Lei in questi mesi ha avuto modo di conoscere i principali attori istituzionali, peraltro confrontandosi con tante criticità del territorio, come è stata la costruzione di questo dialogo? 
«Ho avuto modo di incontrare forze straordinarie, mi riferisco alla magistratura, alle forze di polizia, ma anche ai sindacati e alle agenzie culturali in senso lato. Penso poi alla Curia, alle parrocchie e alle diocesi che gravitano attorno a Napoli, ma anche alle tante mense e dormitori che fanno parte di un tessuto culturale che non lascia indietro nessuno».

Intanto, la città è alle prese con mille problemi, dal lavoro alla criminalità, in che modo se ne esce a suo giudizio? 
«In Prefettura abbiamo iniziato a sperimentare una sorta di dialogo culturale con i giovani, partendo dal testo della Costituzione; forti del rapporto con i vertici della Federico II (che ringrazio), del contributo di magistrati come Santalucia, abbiamo posto le basi per un dialogo costruttivo tra le generazioni, puntando sulla legalità che è la cornice necessaria per ogni iniziativa da assumere».

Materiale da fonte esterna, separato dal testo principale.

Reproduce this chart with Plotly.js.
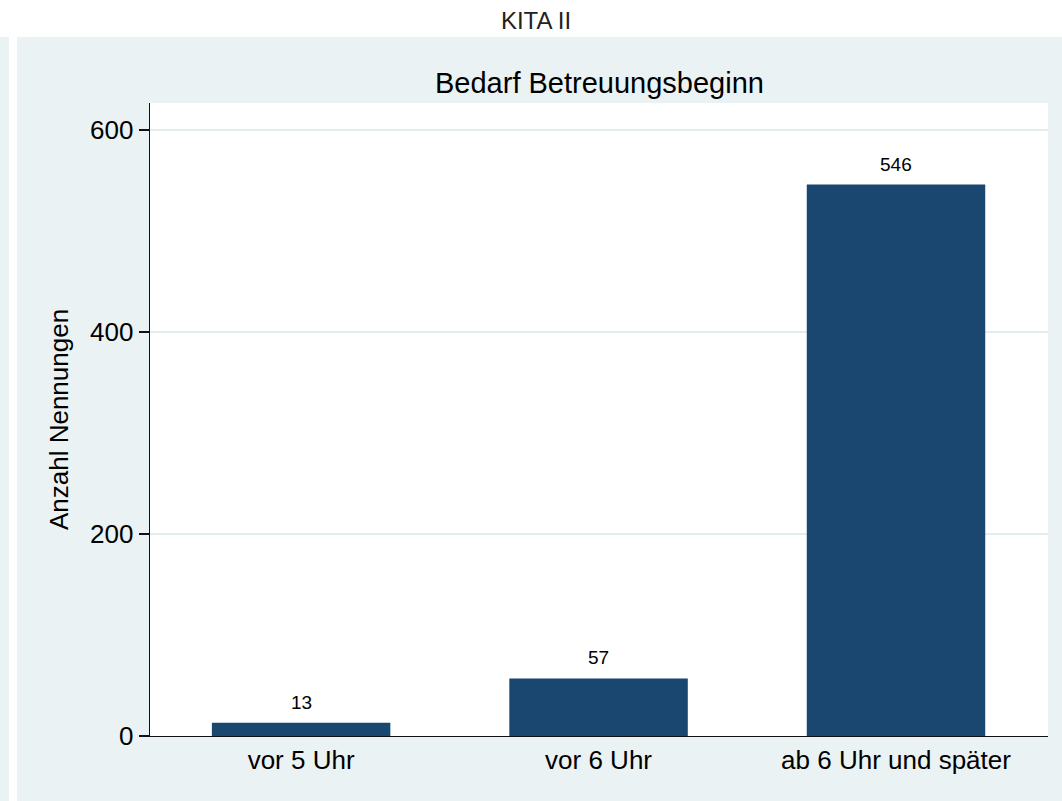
<!DOCTYPE html>
<html>
<head>
<meta charset="utf-8">
<script src="https://cdn.plot.ly/plotly-3.0.1.min.js"></script>
<style>html,body{margin:0;padding:0;background:#fff;}#chart{width:1062px;height:801px;}</style>
</head>
<body>
<div id="chart"></div>
<script>
const categories = ["vor 5 Uhr", "vor 6 Uhr", "ab 6 Uhr und später"];
const counts = [13, 57, 546];
const yTicks = [0, 200, 400, 600];

const FONT = "Liberation Sans, Arial, Helvetica, sans-serif";
const PANEL = "#eaf2f3";
const BAR = "#1a476f";

const trace = {
  type: "bar",
  x: categories,
  y: counts,
  width: 0.6,
  marker: {color: BAR, line: {width: 0}},
  hoverinfo: "x+y"
};

const valueLabels = categories.map((c, i) => ({
  x: c, y: counts[i], xref: "x", yref: "y",
  text: String(counts[i]), showarrow: false,
  yanchor: "bottom", yshift: 8,
  font: {family: FONT, size: 19, color: "#000"}
}));

const layout = {
  width: 1062, height: 801,
  margin: {l: 150, r: 14, t: 103, b: 65, pad: 0},
  paper_bgcolor: "#ffffff",
  plot_bgcolor: "#ffffff",
  showlegend: false,
  title: {
    text: "KITA II",
    font: {family: FONT, size: 24, color: "#222"},
    x: 536 / 1062, xref: "container", xanchor: "center",
    y: 1 - 21 / 801, yref: "container", yanchor: "middle"
  },
  xaxis: {
    type: "category",
    range: [-0.508, 2.511],
    showgrid: false,
    zeroline: false,
    showline: true, linecolor: "#111", linewidth: 1.3,
    ticks: "",
    tickfont: {family: FONT, size: 26, color: "#000"},
    automargin: false
  },
  yaxis: {
    range: [0, 626.7],
    tickvals: yTicks,
    ticktext: yTicks.map(String),
    showgrid: true, gridcolor: "#e3ecee", gridwidth: 1.5,
    zeroline: false,
    showline: true, linecolor: "#111", linewidth: 1.3,
    ticks: "outside", ticklen: 10, tickwidth: 1.3, tickcolor: "#111",
    tickfont: {family: FONT, size: 26, color: "#000"},
    title: {text: "Anzahl Nennungen", font: {family: FONT, size: 26, color: "#000"}, standoff: 14},
    automargin: false
  },
  shapes: [
    {type: "rect", xref: "paper", yref: "paper", layer: "below",
     x0: (0 - 150) / 898, x1: (9 - 150) / 898, y0: (736 - 801) / 633, y1: (736 - 37) / 633,
     fillcolor: PANEL, line: {width: 0}},
    {type: "rect", xref: "paper", yref: "paper", layer: "below",
     x0: (17 - 150) / 898, x1: (1062 - 150) / 898, y0: (736 - 801) / 633, y1: (736 - 37) / 633,
     fillcolor: PANEL, line: {width: 0}},
    {type: "rect", xref: "paper", yref: "paper", layer: "below",
     x0: 0, x1: 1, y0: 0, y1: 1,
     fillcolor: "#ffffff", line: {width: 0}}
  ],
  annotations: [
    {text: "Bedarf Betreuungsbeginn", xref: "paper", yref: "paper",
     x: 0.5, y: (736 - 83) / 633, xanchor: "center", yanchor: "middle",
     showarrow: false, font: {family: FONT, size: 29, color: "#000"}}
  ].concat(valueLabels)
};

Plotly.newPlot("chart", [trace], layout, {displayModeBar: false, staticPlot: true});
</script>
</body>
</html>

Quest’anno sarà una Pasqua diversa, di fronte a una crisi internazionale segnata da due fronti di guerra e dall’incubo terrorismo. Cosa sente di dire ai napoletani? 
«Di stare tranquilli e di vivere questi giorni di festa con serenità, armonia e all’insegna del rispetto delle regole. Abbiamo previsto un sistema di vigilanza ampio e capillare, come si deve a una metropoli che si affaccia sul mediterraneo. Saranno potenziati i controlli negli scali e nei luoghi di grande assembramento, oltre a verifiche capillari condotte già da giorni sugli ingressi in città».

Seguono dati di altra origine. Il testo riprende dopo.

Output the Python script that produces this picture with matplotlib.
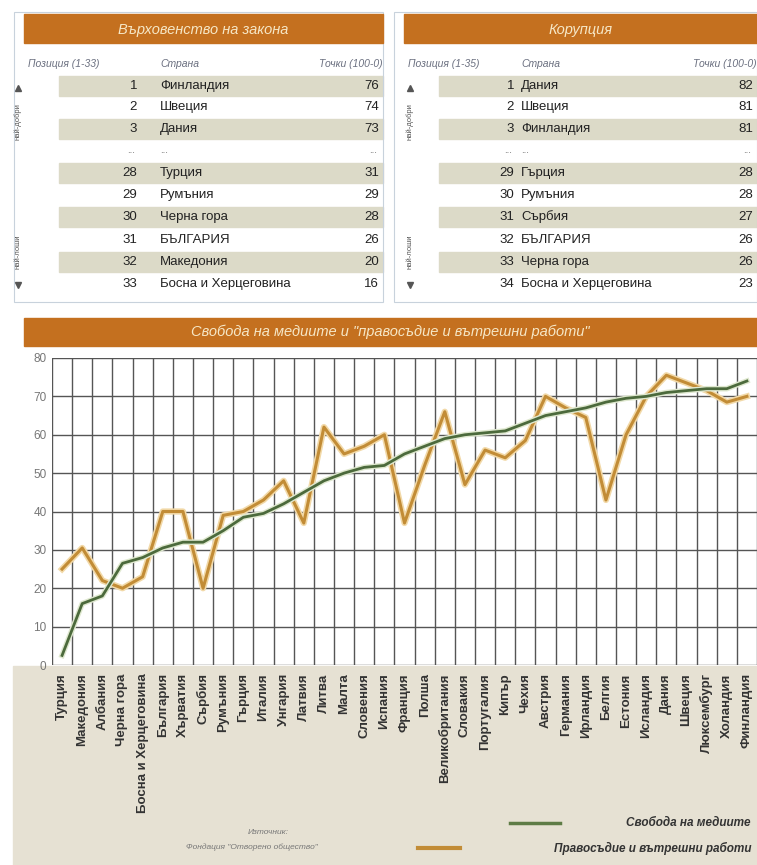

Veniamo ai problemi ordinari. È auspicabile un miglioramento dei servizi, a partire dall’igiene urbana? 
«Quanta più visitatori arrivano, maggiore è la pressione sulla qualità dei servizi. Ma ho la certezza che sono state messe in campo tutte le risorse possibili per rendere la città accogliente e all’altezza di una città come meta turistica».

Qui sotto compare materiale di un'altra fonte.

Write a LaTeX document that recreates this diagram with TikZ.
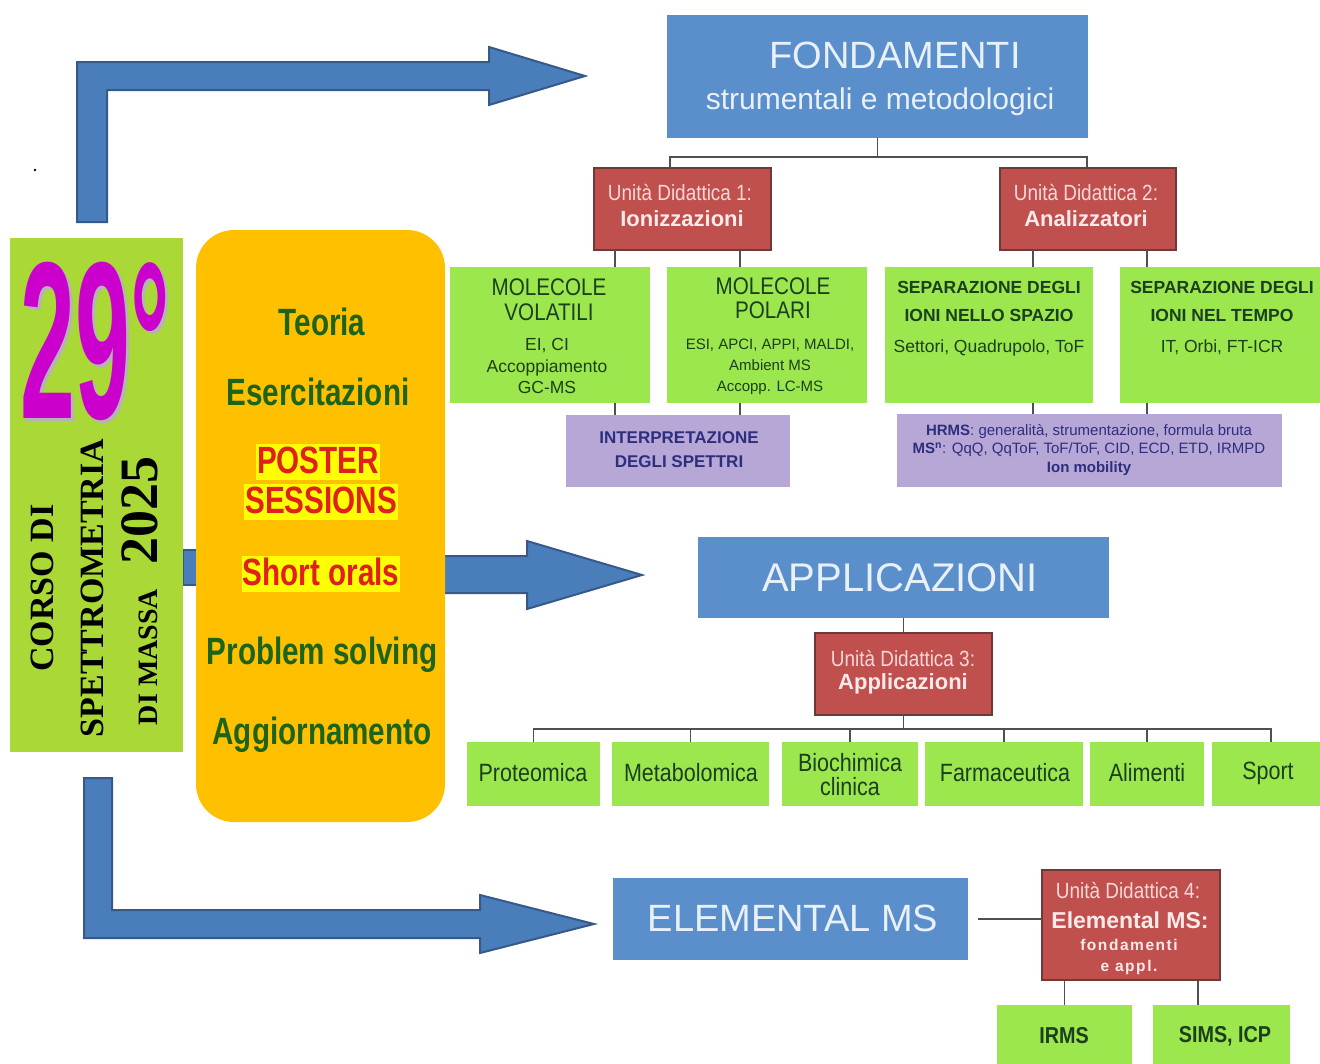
\documentclass[tikz,border=0pt]{standalone}
\usepackage{fontspec}
\setmainfont{Liberation Sans}
\newfontfamily\cnd[FakeStretch=0.86]{Liberation Sans}
\newfontfamily\ccnd[FakeStretch=0.78]{Liberation Sans}
\newfontfamily\lsp[LetterSpace=10]{Liberation Sans}
\newfontfamily\srf{Liberation Serif}
\usetikzlibrary{calc}
\newcommand\fsz[2]{\fontsize{#1}{#2}\selectfont}
\definecolor{bluebox}{HTML}{5B8FCB}
\definecolor{bluearr}{HTML}{4A7EBB}
\definecolor{bluearrD}{HTML}{37598A}
\definecolor{bluet}{HTML}{E8F0F9}
\definecolor{redbox}{HTML}{C0504D}
\definecolor{redboxD}{HTML}{6E3A38}
\definecolor{pinkt}{HTML}{F6D8D8}
\definecolor{pinkb}{HTML}{FCEAEA}
\definecolor{greenbox}{HTML}{9CE64E}
\definecolor{limebox}{HTML}{AAD836}
\definecolor{goldbox}{HTML}{FFC000}
\definecolor{lavbox}{HTML}{B6A7D6}
\definecolor{navyt}{HTML}{2E2E7E}
\definecolor{boxtext}{HTML}{1C3F1C}
\definecolor{dkgreen}{HTML}{1E6418}
\definecolor{hlred}{HTML}{E0201A}
\definecolor{hlyel}{HTML}{FFFF00}
\definecolor{magent}{HTML}{CC00CC}
\definecolor{shadowgray}{HTML}{B4B4B4}
\definecolor{connc}{HTML}{505050}
\begin{document}
\begin{tikzpicture}[x=1pt,y=-1pt,
  every node/.style={inner sep=0pt, outer sep=0pt},
  bluebox/.style={fill=bluebox},
  redbox/.style={fill=redbox, draw=redboxD, line width=1.5pt},
  grbox/.style={fill=greenbox},
  lavbox/.style={fill=lavbox},
  conn/.style={draw=connc, line width=1.6pt},
  barrow/.style={fill=bluearr, draw=bluearrD, line width=2pt, line join=miter},
  bt/.style={text=bluet},
  udl/.style={text=pinkt, font=\cnd\fsz{22}{24}},
  udb/.style={text=pinkb, font=\bfseries\fsz{22}{24}},
  gt/.style={text=boxtext, align=center},
  yt/.style={text=dkgreen, font=\ccnd\bfseries\fsz{38}{40}},
  rt/.style={text=hlred, fill=hlyel, font=\ccnd\bfseries\fsz{38}{40}, inner xsep=1pt, text height=29pt, text depth=7pt},
  vt/.style={rotate=90, anchor=base, font=\srf\bfseries},
  apt/.style={text=boxtext, font=\cnd\fsz{25}{24}, align=center},
]
\clip (0,0) rectangle (1320,1063);
\fill[white] (0,0) rectangle (1320,1063);

% block arrows
\draw[barrow] (77,222) -- (77,62) -- (489,62) -- (489,47) -- (585,76) -- (489,105) -- (489,90) -- (107,90) -- (107,222) -- cycle;
\draw[barrow] (183,550) rectangle (205,585);
\draw[barrow] (400,556) -- (527,556) -- (527,541) -- (642,575) -- (527,609) -- (527,593) -- (400,593) -- cycle;
\draw[barrow] (84,778) -- (84,938) -- (480,938) -- (480,953) -- (594,924) -- (480,895) -- (480,910) -- (112,910) -- (112,778) -- cycle;

\node[circle, fill=black, inner sep=0.9pt] (dot) at (35,170) {};

% left title box
\node[fill=limebox, minimum width=173, minimum height=514] (lbox) at (96.5,495) {};
\node[text=magent, anchor=base] (n29) at (95,418.5) {\scalebox{0.44}[1]{\bfseries\fsz{224}{224}\rlap{\hspace{8pt}\raisebox{-2.5pt}{\textcolor{shadowgray}{29°}}}29°}};
\node[vt, font=\srf\bfseries\fsz{34}{34}] (corso) at (53,588) {CORSO DI};
\node[vt, font=\srf\bfseries\fsz{34}{34}] (spettr) at (103,588) {SPETTROMETRIA};
\node[vt, font=\srf\bfseries\fsz{28}{28}] (massa) at (157,591) {DI MASSA\hspace{24pt}{\fsz{54}{54}2025}};

% yellow activity box
\node[fill=goldbox, rounded corners=38pt, minimum width=249, minimum height=592] (ybox) at (320.5,526) {};
\node[yt] (teoria) at (322,322) {Teoria};
\node[yt] (eserc) at (318,392) {Esercitazioni};
\node[rt] (poster) at (318,462) {POSTER};
\node[rt] (sessions) at (321,502) {SESSIONS};
\node[rt] (shorto) at (321,574) {Short orals};
\node[yt] (probl) at (322,655) {Problem solving};
\node[yt] (aggio) at (322,735) {Aggiornamento};

% FONDAMENTI
\node[bluebox, minimum width=421, minimum height=123] (fond) at (877.5,76.5) {};
\node[bt, font=\fsz{38}{40}] (fondA) at (895,55) {FONDAMENTI};
\node[bt, font=\fsz{30}{32}] (fondB) at (880,102) {strumentali e metodologici};

\node[redbox, minimum width=177, minimum height=82] (ud1) at (682.5,209) {};
\node[udl] (ud1a) at (680,193) {Unità Didattica 1:};
\node[udb] (ud1b) at (682,219) {Ionizzazioni};
\node[redbox, minimum width=176, minimum height=82] (ud2) at (1088,209) {};
\node[udl] (ud2a) at (1086,193) {Unità Didattica 2:};
\node[udb] (ud2b) at (1086,219) {Analizzatori};

\node[grbox, minimum width=200, minimum height=136] (mv) at (550,335) {};
\node[gt, font=\cnd\fsz{24}{25}] (mvA) at (549,299.5) {MOLECOLE\\VOLATILI};
\node[gt, font=\fsz{17.5}{21.5}] (mvB) at (547,366) {EI, CI\\Accoppiamento\\GC-MS};
\node[grbox, minimum width=200, minimum height=136] (mp) at (767,335) {};
\node[gt, font=\cnd\fsz{24}{24}] (mpA) at (773,298) {MOLECOLE\\POLARI};
\node[gt, font=\fsz{15}{21}] (mpB) at (770,367) {ESI, APCI, APPI, MALDI,\\Ambient MS\\Accopp. LC-MS};
\node[grbox, minimum width=208, minimum height=136] (ss) at (989,335) {};
\node[gt, font=\bfseries\fsz{17.5}{28}] (ssA) at (989,301) {SEPARAZIONE DEGLI\\IONI NELLO SPAZIO};
\node[gt, font=\fsz{17.5}{20}] (ssB) at (989,348) {Settori, Quadrupolo, ToF};
\node[grbox, minimum width=210, minimum height=136] (st) at (1225,335) {};
\node[gt, font=\bfseries\fsz{17.5}{28}] (stA) at (1222,301) {SEPARAZIONE DEGLI\\IONI NEL TEMPO};
\node[gt, font=\fsz{17.5}{20}] (stB) at (1222,347) {IT, Orbi, FT-ICR};

\node[lavbox, minimum width=224, minimum height=72] (int) at (678,451) {};
\node[text=navyt, align=center, font=\bfseries\fsz{17}{24}] (intT) at (679,450) {INTERPRETAZIONE\\DEGLI SPETTRI};
\node[lavbox, minimum width=385, minimum height=73] (hrms) at (1089.5,450.5) {};
\node[text=navyt, align=center, font=\fsz{15}{18.5}] (hrmsT) at (1089,450) {\textbf{HRMS}: generalità, strumentazione, formula bruta\\\textbf{MS\textsuperscript{n}}: QqQ, QqToF, ToF/ToF, CID, ECD, ETD, IRMPD\\\textbf{Ion mobility}};

\draw[conn] (fond.south) -- ++(0,19) coordinate (fj);
\draw[conn] ($(ud1.north)+(-12.5,0)$) |- (fj) -| ($(ud2.north)+(-1,0)$);
\draw[conn] ($(ud1.south)+(-67.5,0)$) -- ($(mv.north)+(65,0)$);
\draw[conn] ($(ud1.south)+(57.5,0)$) -- ($(mp.north)+(-27,0)$);
\draw[conn] ($(ud2.south)+(-55,0)$) -- ($(ss.north)+(44,0)$);
\draw[conn] ($(ud2.south)+(59,0)$) -- ($(st.north)+(-78,0)$);
\draw[conn] ($(mv.south)+(65,0)$) -- ($(int.north)+(-63,0)$);
\draw[conn] ($(mp.south)+(-27,0)$) -- ($(int.north)+(62,0)$);
\draw[conn] ($(ss.south)+(44,0)$) -- ($(hrms.north)+(-56.5,0)$);
\draw[conn] ($(st.south)+(-78,0)$) -- ($(hrms.north)+(57.5,0)$);

% APPLICAZIONI
\node[bluebox, minimum width=411, minimum height=81] (app) at (903.5,577.5) {};
\node[bt, font=\fsz{40}{42}] (appT) at (900,578) {APPLICAZIONI};
\node[redbox, minimum width=177, minimum height=82] (ud3) at (903.5,674) {};
\node[udl] (ud3a) at (903,658) {Unità Didattica 3:};
\node[udb] (ud3b) at (903,684) {Applicazioni};

\node[grbox, minimum width=133, minimum height=64] (prot) at (533.5,774) {};
\node[apt] (protT) at (533,773) {Proteomica};
\node[grbox, minimum width=157, minimum height=64] (meta) at (690.5,774) {};
\node[apt] (metaT) at (691,773) {Metabolomica};
\node[grbox, minimum width=136, minimum height=64] (bio) at (850,774) {};
\node[apt] (bioT) at (850,775) {Biochimica\\clinica};
\node[grbox, minimum width=158, minimum height=64] (farm) at (1004,774) {};
\node[apt] (farmT) at (1005,773) {Farmaceutica};
\node[grbox, minimum width=114, minimum height=64] (alim) at (1147,774) {};
\node[apt] (alimT) at (1147,773) {Alimenti};
\node[grbox, minimum width=118, minimum height=64] (sport) at (1271,774) {};
\node[apt] (sportT) at (1268,773) {Sport};

\draw[conn] (app.south) -- (ud3.north);
\draw[conn] (ud3.south) -- ++(0,14) coordinate (aj);
\foreach \b in {prot,meta,bio,farm,alim,sport} \draw[conn] (\b.north) |- (aj);

% ELEMENTAL MS
\node[bluebox, minimum width=355, minimum height=82] (elem) at (790.5,919) {};
\node[bt, font=\fsz{38}{40}] (elemT) at (793,918) {ELEMENTAL MS};
\node[redbox, minimum width=178, minimum height=110] (ud4) at (1131,925) {};
\node[udl] (ud4a) at (1128,890) {Unità Didattica 4:};
\node[text=pinkb, font=\bfseries\fsz{23}{25}] (ud4b) at (1130,920) {Elemental MS:};
\node[text=pinkb, align=center, font=\lsp\bfseries\fsz{15.5}{21}] (ud4c) at (1129,957) {fondamenti\\e appl.};

\node[grbox, minimum width=135, minimum height=70] (irms) at (1064.5,1040) {};
\node[text=boxtext, font=\cnd\bfseries\fsz{23}{24}] (irmsT) at (1064,1036) {IRMS};
\node[grbox, minimum width=137, minimum height=70] (sims) at (1221.5,1040) {};
\node[text=boxtext, font=\cnd\bfseries\fsz{23}{24}] (simsT) at (1225,1036) {SIMS, ICP};

\draw[conn, shorten <=10pt] (elem.east) -- (elem.east -| ud4.west);
\draw[conn] (irms.north) -- (irms.north |- ud4.south);
\draw[conn] ($(sims.north)+(-23.5,0)$) -- ($(ud4.south)+(67,0)$);
\end{tikzpicture}
\end{document}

Nuova piazza del Plebiscito, se ne parla da tempo, ma siamo ancora al palo. Qual è la prospettiva?  
«Parliamo di un luogo simbolo, iconico dell’identità e del rinascimento di Napoli. C’è un progetto con tanti soggetti istituzionali (Fec, Comune, Demanio, Sovrintendenza) su cui ho stabilito un tavolo settimanale, la svolta per il restyling del Plebiscito è a stretto giro. Useremo lo stesso metodo che abbiamo adottato per Galleria Umberto, dove tra poco ci sarà una riqualificazione definitiva».

Il mare, altra risorsa inutilizzata. Cosa ne pensa il prefetto di Napoli? 
«C’è stato un recente consiglio comunale tematico, è evidente che c’è la volontà politica di affrontare il problema e garantire la valorizzazione di una risorsa naturale come il mare».